- Work to complete
Repeat only the lines below that run from the line with "Recreate this image" to the line with "import matplotlib.pyplot as plt", ends included; skip every picture.

- Supplied material
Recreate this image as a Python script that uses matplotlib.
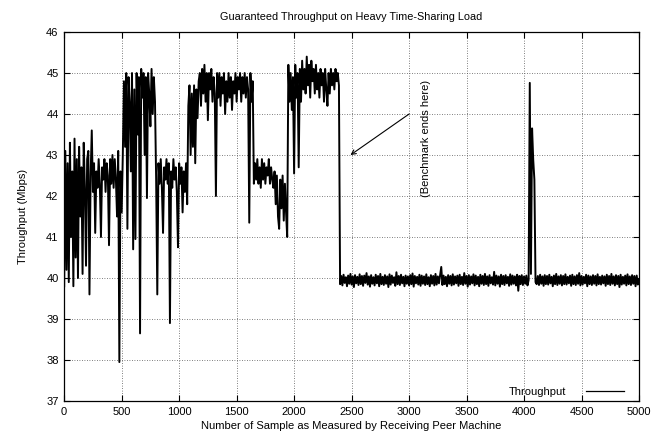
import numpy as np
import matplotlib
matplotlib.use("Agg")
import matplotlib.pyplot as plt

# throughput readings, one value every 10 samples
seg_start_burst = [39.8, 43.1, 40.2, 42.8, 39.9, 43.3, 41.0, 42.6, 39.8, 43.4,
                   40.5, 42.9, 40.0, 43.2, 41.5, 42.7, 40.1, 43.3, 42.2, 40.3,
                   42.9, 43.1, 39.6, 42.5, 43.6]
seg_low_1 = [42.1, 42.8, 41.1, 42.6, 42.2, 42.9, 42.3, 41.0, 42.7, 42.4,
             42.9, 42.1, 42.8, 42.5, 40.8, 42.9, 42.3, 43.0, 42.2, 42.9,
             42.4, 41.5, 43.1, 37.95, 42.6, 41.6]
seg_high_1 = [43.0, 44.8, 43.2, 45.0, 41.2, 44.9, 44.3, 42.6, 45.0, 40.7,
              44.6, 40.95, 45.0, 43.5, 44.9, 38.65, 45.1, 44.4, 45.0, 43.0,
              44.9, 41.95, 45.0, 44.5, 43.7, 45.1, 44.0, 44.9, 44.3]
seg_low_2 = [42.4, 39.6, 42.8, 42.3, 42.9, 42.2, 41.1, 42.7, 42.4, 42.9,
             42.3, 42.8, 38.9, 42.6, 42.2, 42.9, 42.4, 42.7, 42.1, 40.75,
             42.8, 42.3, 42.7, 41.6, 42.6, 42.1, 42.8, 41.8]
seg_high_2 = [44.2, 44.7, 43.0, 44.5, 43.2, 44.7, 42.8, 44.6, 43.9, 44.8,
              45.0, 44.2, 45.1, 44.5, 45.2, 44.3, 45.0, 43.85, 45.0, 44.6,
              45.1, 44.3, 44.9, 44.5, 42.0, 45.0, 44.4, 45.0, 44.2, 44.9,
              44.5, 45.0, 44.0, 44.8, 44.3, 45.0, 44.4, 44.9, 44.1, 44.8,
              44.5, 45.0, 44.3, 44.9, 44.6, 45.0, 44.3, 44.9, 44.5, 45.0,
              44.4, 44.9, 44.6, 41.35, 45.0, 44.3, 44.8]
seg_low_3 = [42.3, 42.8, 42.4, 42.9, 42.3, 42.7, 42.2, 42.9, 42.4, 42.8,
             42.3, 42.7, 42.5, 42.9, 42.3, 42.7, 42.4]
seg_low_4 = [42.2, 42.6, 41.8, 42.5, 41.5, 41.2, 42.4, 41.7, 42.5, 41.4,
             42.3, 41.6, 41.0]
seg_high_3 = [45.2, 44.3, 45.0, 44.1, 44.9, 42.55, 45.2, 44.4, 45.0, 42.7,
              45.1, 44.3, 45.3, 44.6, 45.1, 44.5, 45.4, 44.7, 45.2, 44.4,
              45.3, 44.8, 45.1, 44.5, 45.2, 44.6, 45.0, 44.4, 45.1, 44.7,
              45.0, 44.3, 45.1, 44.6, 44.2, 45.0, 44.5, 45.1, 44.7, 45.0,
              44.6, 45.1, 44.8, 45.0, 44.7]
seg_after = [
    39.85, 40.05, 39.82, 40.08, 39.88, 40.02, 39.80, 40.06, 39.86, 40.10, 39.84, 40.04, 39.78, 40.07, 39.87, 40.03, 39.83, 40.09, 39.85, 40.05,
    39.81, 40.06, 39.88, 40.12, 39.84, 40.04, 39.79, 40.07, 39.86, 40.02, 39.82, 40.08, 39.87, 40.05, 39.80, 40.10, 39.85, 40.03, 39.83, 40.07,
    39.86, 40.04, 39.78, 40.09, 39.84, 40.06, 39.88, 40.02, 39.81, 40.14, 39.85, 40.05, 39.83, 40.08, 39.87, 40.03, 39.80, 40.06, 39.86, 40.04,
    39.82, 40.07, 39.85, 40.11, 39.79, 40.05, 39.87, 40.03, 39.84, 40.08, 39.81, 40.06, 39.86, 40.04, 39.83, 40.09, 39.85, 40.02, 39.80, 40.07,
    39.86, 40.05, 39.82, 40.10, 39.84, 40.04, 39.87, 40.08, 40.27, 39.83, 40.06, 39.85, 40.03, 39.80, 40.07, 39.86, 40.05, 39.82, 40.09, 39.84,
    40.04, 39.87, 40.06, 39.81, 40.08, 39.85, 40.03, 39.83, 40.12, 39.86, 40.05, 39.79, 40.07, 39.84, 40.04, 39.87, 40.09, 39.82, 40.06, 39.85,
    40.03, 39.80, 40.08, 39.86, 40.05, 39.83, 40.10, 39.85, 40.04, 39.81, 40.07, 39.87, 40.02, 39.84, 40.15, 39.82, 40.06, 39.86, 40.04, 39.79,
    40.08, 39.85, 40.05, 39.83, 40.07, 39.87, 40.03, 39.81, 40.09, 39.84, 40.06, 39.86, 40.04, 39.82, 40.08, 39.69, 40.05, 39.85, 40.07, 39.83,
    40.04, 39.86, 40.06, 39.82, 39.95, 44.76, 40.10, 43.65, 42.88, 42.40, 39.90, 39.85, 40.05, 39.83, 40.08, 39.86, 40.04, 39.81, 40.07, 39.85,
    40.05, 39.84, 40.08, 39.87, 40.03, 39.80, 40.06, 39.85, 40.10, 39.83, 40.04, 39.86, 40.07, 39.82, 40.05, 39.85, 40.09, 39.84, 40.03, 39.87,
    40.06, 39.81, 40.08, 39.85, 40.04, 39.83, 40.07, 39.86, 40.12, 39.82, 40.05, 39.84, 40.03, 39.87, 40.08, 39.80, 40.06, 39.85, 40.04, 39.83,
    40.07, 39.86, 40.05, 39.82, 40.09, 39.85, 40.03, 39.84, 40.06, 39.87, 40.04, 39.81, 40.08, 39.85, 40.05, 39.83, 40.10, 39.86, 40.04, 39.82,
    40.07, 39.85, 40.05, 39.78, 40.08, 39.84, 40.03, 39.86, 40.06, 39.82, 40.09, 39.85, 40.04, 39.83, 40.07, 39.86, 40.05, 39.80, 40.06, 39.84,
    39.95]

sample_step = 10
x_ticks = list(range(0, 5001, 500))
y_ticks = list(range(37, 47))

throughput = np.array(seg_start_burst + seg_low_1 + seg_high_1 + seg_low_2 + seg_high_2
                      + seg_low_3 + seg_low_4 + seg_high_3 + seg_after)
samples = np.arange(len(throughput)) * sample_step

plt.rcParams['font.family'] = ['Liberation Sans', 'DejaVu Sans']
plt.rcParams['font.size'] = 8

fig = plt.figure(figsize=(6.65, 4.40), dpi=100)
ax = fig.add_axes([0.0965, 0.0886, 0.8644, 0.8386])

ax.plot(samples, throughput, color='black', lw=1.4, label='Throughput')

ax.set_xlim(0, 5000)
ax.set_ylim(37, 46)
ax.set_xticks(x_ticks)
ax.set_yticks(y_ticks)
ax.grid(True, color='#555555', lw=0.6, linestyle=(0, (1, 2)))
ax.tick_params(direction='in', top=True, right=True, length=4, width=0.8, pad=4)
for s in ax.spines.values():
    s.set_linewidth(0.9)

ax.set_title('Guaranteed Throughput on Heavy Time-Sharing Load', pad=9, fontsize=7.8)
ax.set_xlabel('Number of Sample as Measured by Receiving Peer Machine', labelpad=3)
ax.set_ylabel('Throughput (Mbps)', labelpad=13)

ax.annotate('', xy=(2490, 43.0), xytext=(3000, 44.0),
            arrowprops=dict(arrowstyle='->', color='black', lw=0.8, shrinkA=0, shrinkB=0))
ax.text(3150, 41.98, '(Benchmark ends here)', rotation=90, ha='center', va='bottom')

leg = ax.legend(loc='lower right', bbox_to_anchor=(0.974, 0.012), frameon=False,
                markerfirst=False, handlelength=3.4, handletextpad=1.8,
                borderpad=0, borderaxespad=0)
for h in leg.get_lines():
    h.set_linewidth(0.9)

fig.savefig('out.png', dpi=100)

--

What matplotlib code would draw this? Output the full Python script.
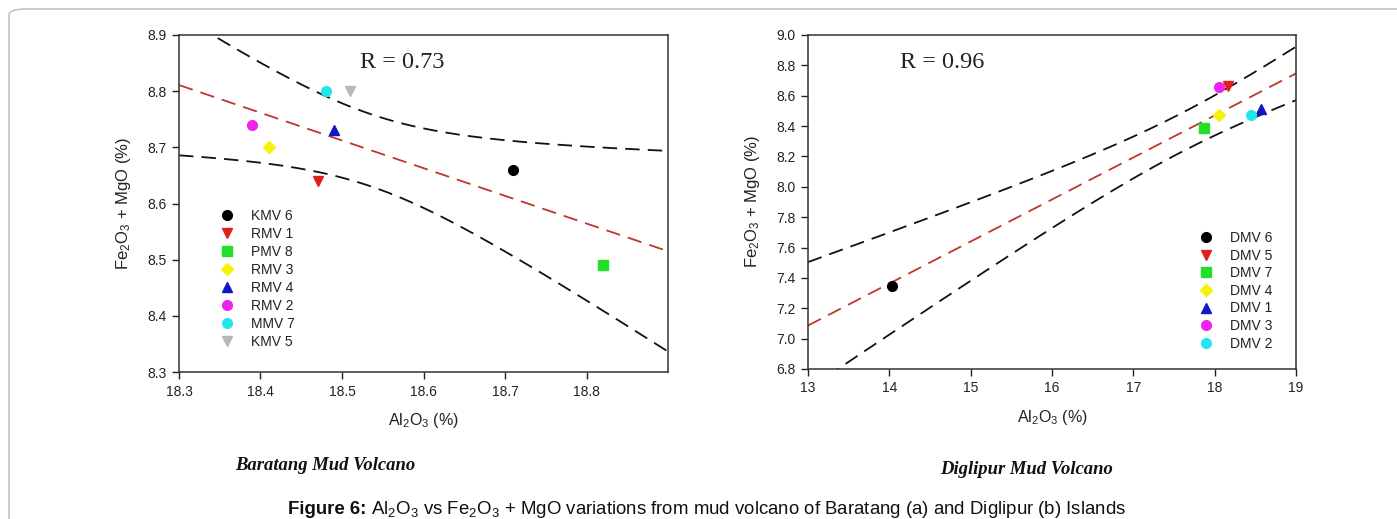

- Solution to this exercise
Recreate this image as a Python script that uses matplotlib.
import numpy as np
import matplotlib
matplotlib.use("Agg")
import matplotlib.pyplot as plt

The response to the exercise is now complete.